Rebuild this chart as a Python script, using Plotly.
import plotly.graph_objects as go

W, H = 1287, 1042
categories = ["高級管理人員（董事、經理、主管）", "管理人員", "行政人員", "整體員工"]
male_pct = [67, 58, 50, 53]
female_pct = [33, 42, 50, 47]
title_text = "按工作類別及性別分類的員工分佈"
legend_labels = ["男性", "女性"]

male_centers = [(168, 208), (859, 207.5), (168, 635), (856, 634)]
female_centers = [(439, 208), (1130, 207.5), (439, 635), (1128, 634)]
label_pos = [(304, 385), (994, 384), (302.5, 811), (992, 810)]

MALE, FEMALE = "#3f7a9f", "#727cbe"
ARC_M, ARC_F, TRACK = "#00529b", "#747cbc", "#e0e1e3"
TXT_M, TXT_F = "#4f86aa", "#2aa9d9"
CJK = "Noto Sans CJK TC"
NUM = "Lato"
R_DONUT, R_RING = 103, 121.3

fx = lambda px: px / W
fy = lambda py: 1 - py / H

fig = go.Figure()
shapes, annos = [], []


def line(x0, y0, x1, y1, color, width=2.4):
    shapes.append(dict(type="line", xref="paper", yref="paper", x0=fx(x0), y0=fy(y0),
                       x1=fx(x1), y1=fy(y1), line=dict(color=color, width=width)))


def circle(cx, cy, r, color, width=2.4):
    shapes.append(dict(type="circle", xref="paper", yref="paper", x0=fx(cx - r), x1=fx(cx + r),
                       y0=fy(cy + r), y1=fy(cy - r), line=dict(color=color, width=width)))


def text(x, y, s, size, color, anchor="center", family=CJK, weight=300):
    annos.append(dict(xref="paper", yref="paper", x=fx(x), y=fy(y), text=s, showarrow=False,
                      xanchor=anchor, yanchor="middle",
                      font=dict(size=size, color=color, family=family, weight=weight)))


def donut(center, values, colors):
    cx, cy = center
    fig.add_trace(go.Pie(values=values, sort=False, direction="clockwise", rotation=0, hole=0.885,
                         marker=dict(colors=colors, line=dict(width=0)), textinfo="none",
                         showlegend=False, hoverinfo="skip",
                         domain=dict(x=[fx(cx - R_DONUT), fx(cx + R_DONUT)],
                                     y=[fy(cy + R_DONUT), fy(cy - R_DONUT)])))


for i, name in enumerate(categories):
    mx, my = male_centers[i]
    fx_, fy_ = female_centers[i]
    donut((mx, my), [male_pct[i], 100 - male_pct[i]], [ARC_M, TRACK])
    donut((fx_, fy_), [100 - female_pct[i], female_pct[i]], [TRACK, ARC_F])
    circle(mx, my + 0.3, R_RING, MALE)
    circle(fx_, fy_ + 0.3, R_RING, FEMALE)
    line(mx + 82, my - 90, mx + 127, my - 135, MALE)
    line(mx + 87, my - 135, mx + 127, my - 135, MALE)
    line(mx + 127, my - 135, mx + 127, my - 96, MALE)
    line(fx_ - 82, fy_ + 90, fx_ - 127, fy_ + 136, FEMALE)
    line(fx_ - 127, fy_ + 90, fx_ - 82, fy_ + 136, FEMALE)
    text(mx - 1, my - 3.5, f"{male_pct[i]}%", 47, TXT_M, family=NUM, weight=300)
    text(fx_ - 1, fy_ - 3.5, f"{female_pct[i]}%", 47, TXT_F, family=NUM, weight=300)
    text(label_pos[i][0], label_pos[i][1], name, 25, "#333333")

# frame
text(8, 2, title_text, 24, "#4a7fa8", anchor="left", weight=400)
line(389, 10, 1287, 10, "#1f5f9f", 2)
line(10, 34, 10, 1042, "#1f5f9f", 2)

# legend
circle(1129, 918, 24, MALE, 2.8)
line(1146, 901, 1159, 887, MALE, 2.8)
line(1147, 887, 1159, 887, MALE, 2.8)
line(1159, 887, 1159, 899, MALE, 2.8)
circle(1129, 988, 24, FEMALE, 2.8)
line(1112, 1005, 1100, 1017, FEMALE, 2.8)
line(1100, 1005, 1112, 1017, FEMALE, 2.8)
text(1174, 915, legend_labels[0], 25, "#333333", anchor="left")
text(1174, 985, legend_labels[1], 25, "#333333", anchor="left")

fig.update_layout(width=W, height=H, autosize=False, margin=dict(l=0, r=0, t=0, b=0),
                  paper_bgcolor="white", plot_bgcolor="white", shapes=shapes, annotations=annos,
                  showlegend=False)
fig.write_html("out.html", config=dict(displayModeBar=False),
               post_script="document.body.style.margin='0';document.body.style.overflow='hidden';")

========

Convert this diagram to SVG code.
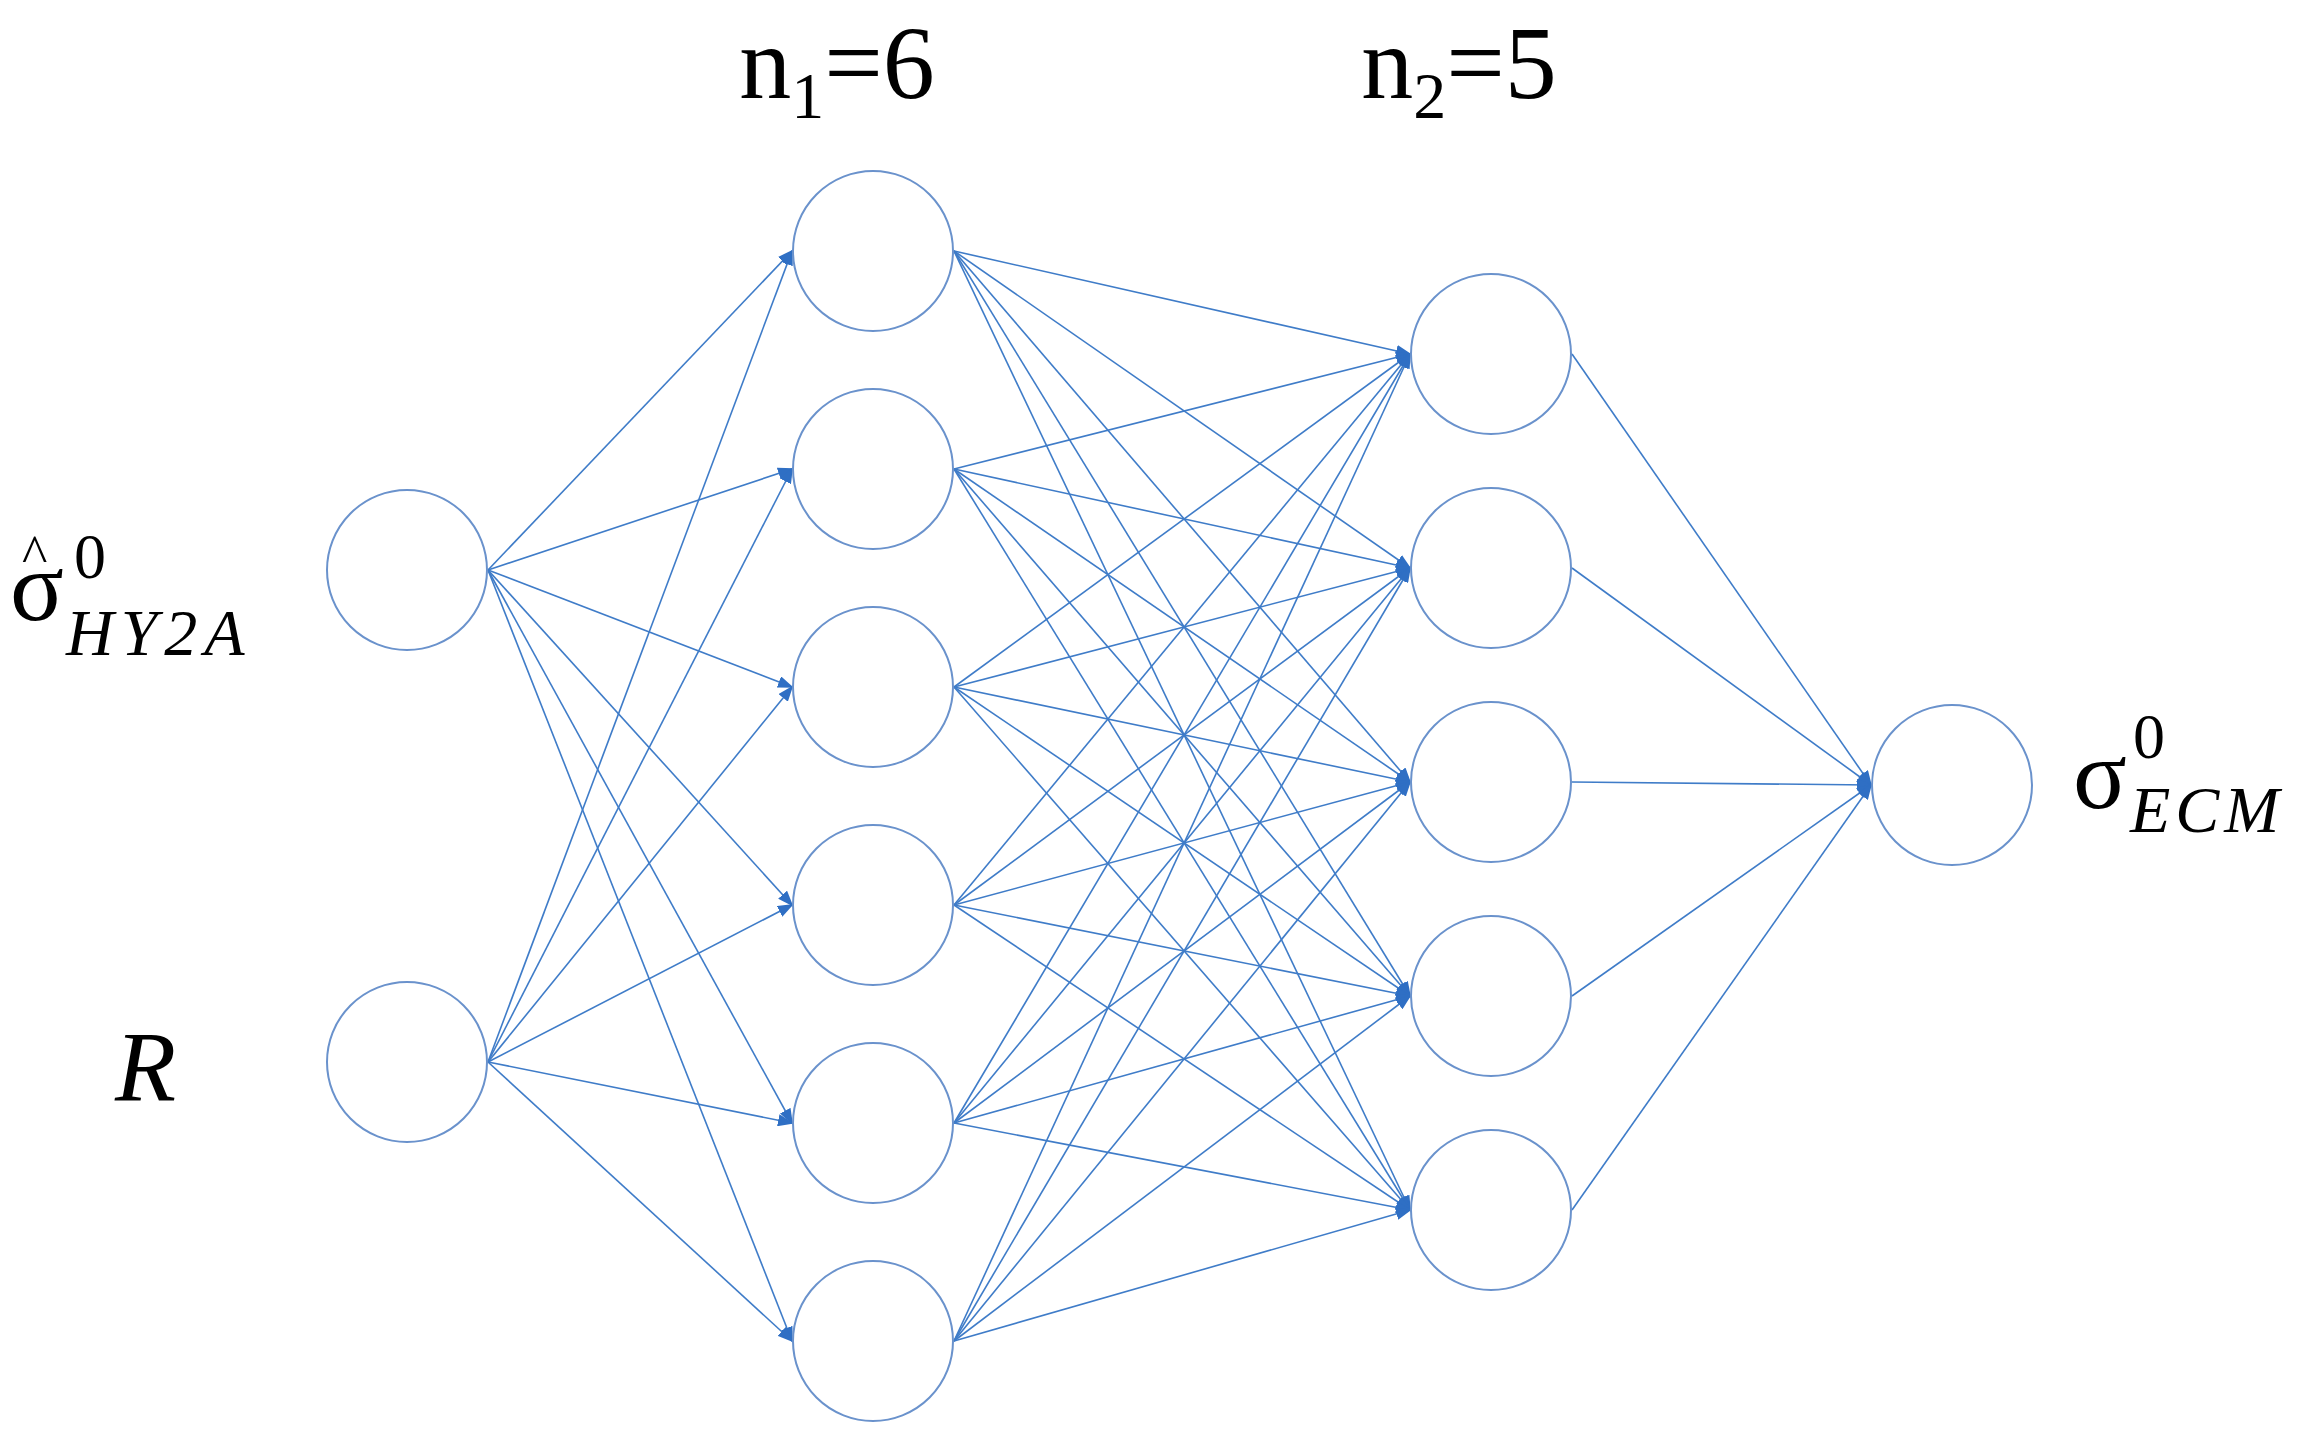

========

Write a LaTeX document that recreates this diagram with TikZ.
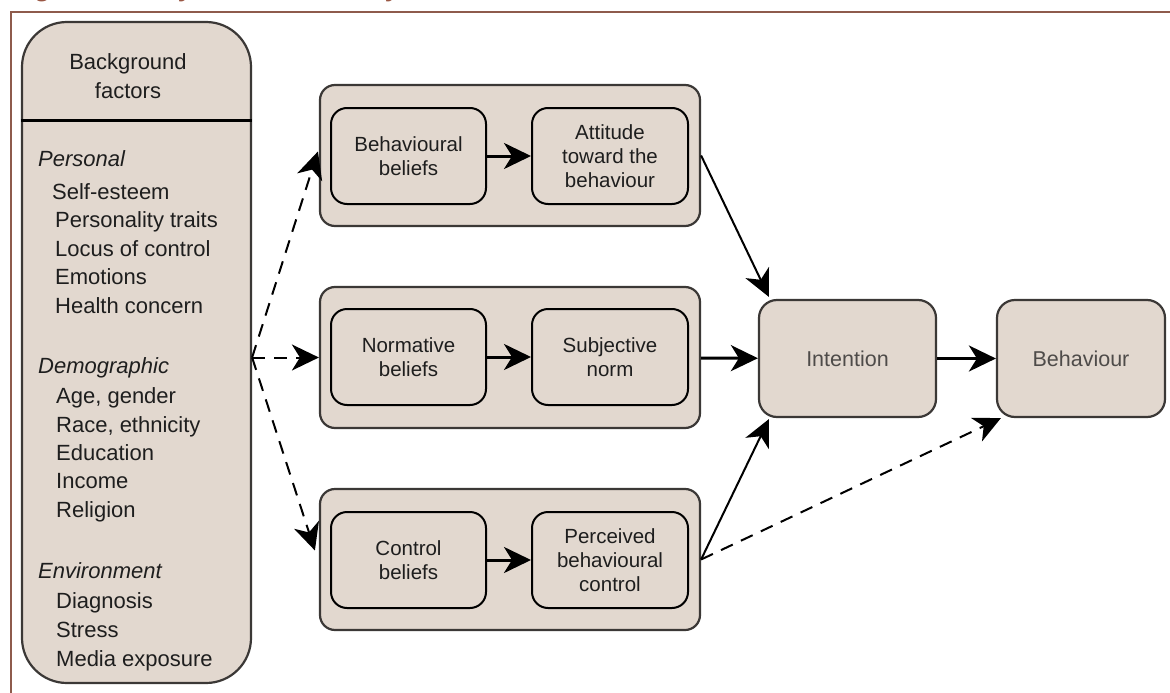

========

SHORT TASK: Search the lines for "this". Copy each line that has it.

WORKED ANSWER:
Rebuild this chart as a Python script, using Plotly.
Convert this diagram to SVG code.
Write a LaTeX document that recreates this diagram with TikZ.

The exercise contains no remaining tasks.